Cap/The Nomad’s Seventies disillusion had something to do with learning that a figure in the highest echelon of government—possibly Saturday Evening Post cover boy Nixon!—had been secretly working for the Secret Empire, a subsidiary of covert terrorist organization HYDRA. In The Winter Soldier, the HYDRA rat is World Security Council bigwig Alexander Pierce, played by Three Days of the Condor star Robert Redford. Once again, it rests on America’s top Boy Scout to save the day, by putting homespun values like faith and trust over protocol and secrecy.

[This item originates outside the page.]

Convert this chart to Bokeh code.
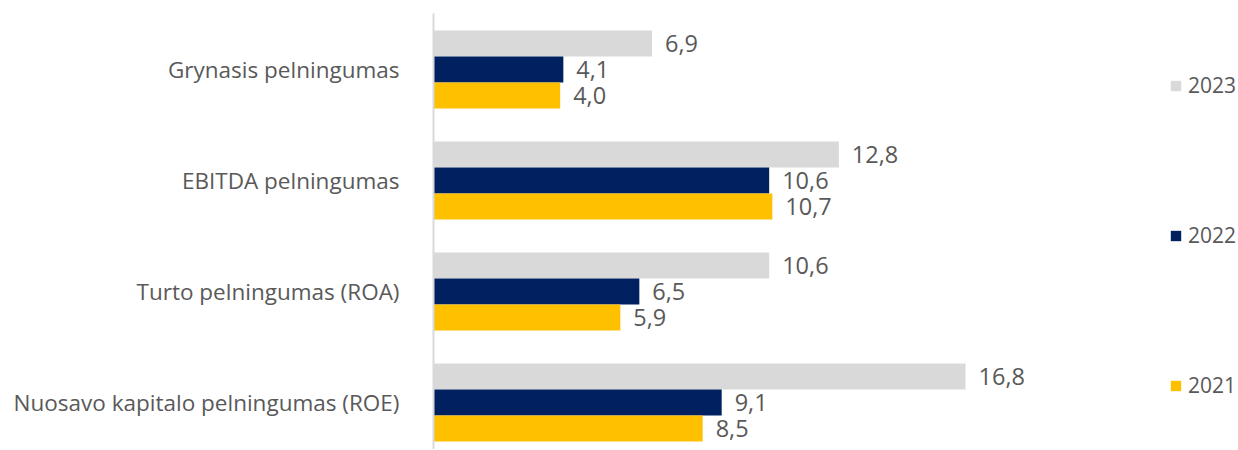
from bokeh.plotting import figure
from bokeh.models import ColumnDataSource, Range1d, FixedTicker, Legend, LegendItem
from bokeh.embed import file_html
from bokeh.resources import INLINE
from bokeh.core.properties import value

categories = ["Grynasis pelningumas", "EBITDA pelningumas",
              "Turto pelningumas (ROA)", "Nuosavo kapitalo pelningumas (ROE)"]
years = ["2023", "2022", "2021"]
v2023 = [6.9, 12.8, 10.6, 16.8]
v2022 = [4.1, 10.6, 6.5, 9.1]
v2021 = [4.0, 10.7, 5.9, 8.5]
colors = ["#D9D9D9", "#002060", "#FFC000"]

FONT = "Open Sans"
TXT = "#595959"

n = len(categories)
pos = [n - 1 - i for i in range(n)]  # top to bottom
bar_h = 0.234
offsets = [bar_h, 0.0, -bar_h]

p = figure(width=1238, height=449, output_backend="svg", toolbar_location=None,
           x_range=Range1d(0, 25.42), y_range=Range1d(-0.4234, 3.5045),
           min_border_left=433, min_border_right=0, min_border_top=13, min_border_bottom=0)
p.outline_line_color = None
p.grid.visible = False
p.xaxis.visible = False

yax = p.yaxis[0]
yax.ticker = FixedTicker(ticks=pos)
yax.major_label_overrides = {pos[i]: categories[i] for i in range(n)}
yax.major_tick_line_color = None
yax.minor_tick_line_color = None
yax.axis_line_color = "#D9D9D9"
yax.axis_line_width = 2
yax.major_label_standoff = 28
yax.major_label_text_font = FONT
yax.major_label_text_font_size = "22.5px"
yax.major_label_text_color = TXT

items = []
for vals, yr, col, off in zip([v2023, v2022, v2021], years, colors, offsets):
    src = ColumnDataSource(dict(y=[q + off for q in pos], v=vals,
                                lbl=[f"{x:.1f}".replace(".", ",") for x in vals]))
    r = p.hbar(y="y", right="v", left=0, height=bar_h, color=col, line_color=None, source=src)
    p.text(x="v", y="y", text="lbl", source=src, x_offset=13, text_baseline="middle",
           text_align="left", text_font=value(FONT), text_font_size="23.5px", text_color=TXT)
    items.append(LegendItem(label=yr, renderers=[r]))

legend = Legend(items=items, location=(736, 49), orientation="vertical",
                glyph_width=13, glyph_height=13, label_height=30, spacing=120,
                padding=0, margin=0, border_line_color=None, background_fill_alpha=0,
                label_text_font=FONT, label_text_font_size="21px", label_text_color=TXT,
                label_standoff=6)
p.add_layout(legend)

open("out.html", "w").write(file_html(p, INLINE))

When talking about Captain America: The Winter Soldier, of course, we cannot neglect the Captain himself—who represents not only a communally-authored intellectual property whose timeline began in 1941, first seen cracking Hitler flush across the jaw on the cover of Captain America Comics #1, but an ideal of clean-cut, straight-shooting American boyhood that’s at least as old as George Washington and the cherry tree. (The first Captain America film has some fun with the American passion for profitable mythmaking, sending Cap on the road to hawk war bonds.) Marvel Studios is to be congratulated, for as long as they have pitchman Chris Evans under contract, they have a Captain who can say things like “For as long as I can remember, I just wanted to do what was right” with a clear-eyed sincerity that makes you really believe. This is not to take anything away from previous on-screen Captain Americas, most notably Matt Salinger, statuesque star of the dreadful 1990 Captain America. As son of author Jerome David Salinger, Matthew is a sort-of kid brother to his father’s most famous creation, Holden Caulfield (b. 1951)—another pillar of American boyhood, bedeviled by the idea of blighted innocence. But that, as they say, is another goddam story.